---------- DATA SHOWN ----------
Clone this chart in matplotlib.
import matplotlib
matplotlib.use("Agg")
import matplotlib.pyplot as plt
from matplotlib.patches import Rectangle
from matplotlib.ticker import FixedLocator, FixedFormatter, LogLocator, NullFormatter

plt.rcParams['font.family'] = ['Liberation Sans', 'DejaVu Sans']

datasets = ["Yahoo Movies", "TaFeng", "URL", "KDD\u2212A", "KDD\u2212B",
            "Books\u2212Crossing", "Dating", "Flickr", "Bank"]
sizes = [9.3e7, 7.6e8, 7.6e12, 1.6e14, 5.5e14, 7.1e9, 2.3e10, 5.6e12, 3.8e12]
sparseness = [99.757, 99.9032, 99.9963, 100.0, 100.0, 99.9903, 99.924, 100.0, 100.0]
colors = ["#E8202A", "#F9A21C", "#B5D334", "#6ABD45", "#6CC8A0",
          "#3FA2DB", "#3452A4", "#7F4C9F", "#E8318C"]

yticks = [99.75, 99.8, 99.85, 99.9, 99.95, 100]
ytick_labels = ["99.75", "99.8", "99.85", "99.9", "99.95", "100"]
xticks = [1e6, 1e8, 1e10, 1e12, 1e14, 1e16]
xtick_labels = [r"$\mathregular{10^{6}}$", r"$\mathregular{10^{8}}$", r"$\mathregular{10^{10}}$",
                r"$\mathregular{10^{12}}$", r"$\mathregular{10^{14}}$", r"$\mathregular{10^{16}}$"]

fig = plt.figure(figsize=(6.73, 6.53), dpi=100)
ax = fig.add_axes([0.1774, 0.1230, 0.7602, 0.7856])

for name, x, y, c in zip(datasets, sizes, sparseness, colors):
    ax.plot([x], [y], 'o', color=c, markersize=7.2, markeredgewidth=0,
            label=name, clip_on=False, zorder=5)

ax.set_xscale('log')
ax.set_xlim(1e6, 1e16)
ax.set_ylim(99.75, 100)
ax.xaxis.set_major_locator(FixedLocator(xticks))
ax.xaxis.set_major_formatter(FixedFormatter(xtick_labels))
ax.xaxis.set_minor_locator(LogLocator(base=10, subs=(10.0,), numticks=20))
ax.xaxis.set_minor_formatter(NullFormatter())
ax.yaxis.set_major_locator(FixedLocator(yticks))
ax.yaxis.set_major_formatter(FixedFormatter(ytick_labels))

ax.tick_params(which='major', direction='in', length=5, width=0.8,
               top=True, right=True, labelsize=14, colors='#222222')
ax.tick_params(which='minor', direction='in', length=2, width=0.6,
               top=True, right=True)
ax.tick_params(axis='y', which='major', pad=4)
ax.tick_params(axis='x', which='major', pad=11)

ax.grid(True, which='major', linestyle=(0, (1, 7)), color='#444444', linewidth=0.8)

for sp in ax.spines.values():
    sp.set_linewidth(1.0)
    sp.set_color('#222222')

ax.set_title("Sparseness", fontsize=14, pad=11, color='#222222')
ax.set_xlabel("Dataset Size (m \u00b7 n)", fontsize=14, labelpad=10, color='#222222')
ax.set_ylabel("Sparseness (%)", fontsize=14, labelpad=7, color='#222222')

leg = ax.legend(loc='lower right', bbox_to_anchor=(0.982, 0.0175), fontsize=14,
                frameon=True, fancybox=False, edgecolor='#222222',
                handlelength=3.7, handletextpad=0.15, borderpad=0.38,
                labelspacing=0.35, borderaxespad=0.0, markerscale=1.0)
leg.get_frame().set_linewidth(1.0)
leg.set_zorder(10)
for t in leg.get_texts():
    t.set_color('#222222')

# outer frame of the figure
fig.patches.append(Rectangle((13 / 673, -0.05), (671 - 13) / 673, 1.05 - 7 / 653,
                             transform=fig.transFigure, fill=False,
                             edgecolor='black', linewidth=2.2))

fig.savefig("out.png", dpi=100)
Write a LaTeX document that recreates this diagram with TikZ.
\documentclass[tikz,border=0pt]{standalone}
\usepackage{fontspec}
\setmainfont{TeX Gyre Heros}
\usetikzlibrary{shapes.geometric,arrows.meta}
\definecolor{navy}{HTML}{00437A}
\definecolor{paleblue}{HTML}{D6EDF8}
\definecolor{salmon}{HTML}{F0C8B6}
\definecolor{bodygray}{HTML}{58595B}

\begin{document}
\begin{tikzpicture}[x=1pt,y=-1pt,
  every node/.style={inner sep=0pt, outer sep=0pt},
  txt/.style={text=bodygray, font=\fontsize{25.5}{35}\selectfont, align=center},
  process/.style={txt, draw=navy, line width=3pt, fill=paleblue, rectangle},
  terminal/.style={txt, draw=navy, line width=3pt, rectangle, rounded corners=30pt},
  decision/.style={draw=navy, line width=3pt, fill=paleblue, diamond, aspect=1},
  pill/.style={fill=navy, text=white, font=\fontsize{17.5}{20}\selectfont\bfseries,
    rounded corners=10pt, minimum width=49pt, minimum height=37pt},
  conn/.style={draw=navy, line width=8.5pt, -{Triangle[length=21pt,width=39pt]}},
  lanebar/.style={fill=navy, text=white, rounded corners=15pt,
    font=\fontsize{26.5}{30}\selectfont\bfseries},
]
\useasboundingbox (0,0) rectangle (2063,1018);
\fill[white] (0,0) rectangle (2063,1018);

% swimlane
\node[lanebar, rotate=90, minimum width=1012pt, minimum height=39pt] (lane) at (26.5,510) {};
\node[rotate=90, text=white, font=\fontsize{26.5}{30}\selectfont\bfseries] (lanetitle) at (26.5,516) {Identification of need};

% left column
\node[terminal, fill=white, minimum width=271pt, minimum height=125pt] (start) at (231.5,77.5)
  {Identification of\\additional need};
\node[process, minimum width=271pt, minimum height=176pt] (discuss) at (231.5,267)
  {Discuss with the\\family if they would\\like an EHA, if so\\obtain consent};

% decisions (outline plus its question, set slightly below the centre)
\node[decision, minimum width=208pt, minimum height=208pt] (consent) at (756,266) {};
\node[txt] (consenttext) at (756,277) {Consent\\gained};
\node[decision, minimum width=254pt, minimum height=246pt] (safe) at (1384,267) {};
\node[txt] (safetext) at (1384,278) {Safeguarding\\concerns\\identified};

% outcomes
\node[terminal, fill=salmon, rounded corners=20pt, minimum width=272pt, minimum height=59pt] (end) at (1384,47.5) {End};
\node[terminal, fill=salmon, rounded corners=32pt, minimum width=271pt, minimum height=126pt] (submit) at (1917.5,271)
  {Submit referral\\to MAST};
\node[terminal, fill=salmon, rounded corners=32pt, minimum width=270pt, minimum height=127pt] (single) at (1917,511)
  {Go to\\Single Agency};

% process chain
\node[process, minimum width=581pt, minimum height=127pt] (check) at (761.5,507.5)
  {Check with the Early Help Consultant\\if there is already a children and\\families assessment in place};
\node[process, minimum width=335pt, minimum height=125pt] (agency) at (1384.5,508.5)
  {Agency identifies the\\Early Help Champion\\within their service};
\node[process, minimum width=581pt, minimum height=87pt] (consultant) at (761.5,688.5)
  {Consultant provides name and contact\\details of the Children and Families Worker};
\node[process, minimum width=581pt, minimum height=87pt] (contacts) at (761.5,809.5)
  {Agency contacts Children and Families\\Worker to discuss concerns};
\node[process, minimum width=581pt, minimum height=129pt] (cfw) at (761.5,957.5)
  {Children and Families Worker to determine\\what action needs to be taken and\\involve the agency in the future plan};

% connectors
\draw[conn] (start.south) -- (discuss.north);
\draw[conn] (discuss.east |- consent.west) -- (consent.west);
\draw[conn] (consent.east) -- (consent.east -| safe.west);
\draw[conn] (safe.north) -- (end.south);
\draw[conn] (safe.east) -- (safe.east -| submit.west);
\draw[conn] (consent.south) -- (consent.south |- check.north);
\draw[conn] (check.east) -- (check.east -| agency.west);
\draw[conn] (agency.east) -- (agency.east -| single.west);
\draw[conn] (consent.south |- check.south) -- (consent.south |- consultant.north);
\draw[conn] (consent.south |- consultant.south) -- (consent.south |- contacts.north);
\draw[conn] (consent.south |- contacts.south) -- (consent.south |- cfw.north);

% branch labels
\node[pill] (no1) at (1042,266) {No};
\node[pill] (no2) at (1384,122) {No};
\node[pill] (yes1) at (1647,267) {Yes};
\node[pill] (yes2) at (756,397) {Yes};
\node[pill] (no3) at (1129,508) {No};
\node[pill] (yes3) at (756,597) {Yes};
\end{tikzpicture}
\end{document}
----------
Exactly as they appear, please write out the lines from the opening of the listing above down to the line containing "plt.rcParams['font.family'] = ['Liberation", with both end lines included.

RESULT ::
Clone this chart in matplotlib.
import matplotlib
matplotlib.use("Agg")
import matplotlib.pyplot as plt
from matplotlib.patches import Rectangle
from matplotlib.ticker import FixedLocator, FixedFormatter, LogLocator, NullFormatter

plt.rcParams['font.family'] = ['Liberation Sans', 'DejaVu Sans']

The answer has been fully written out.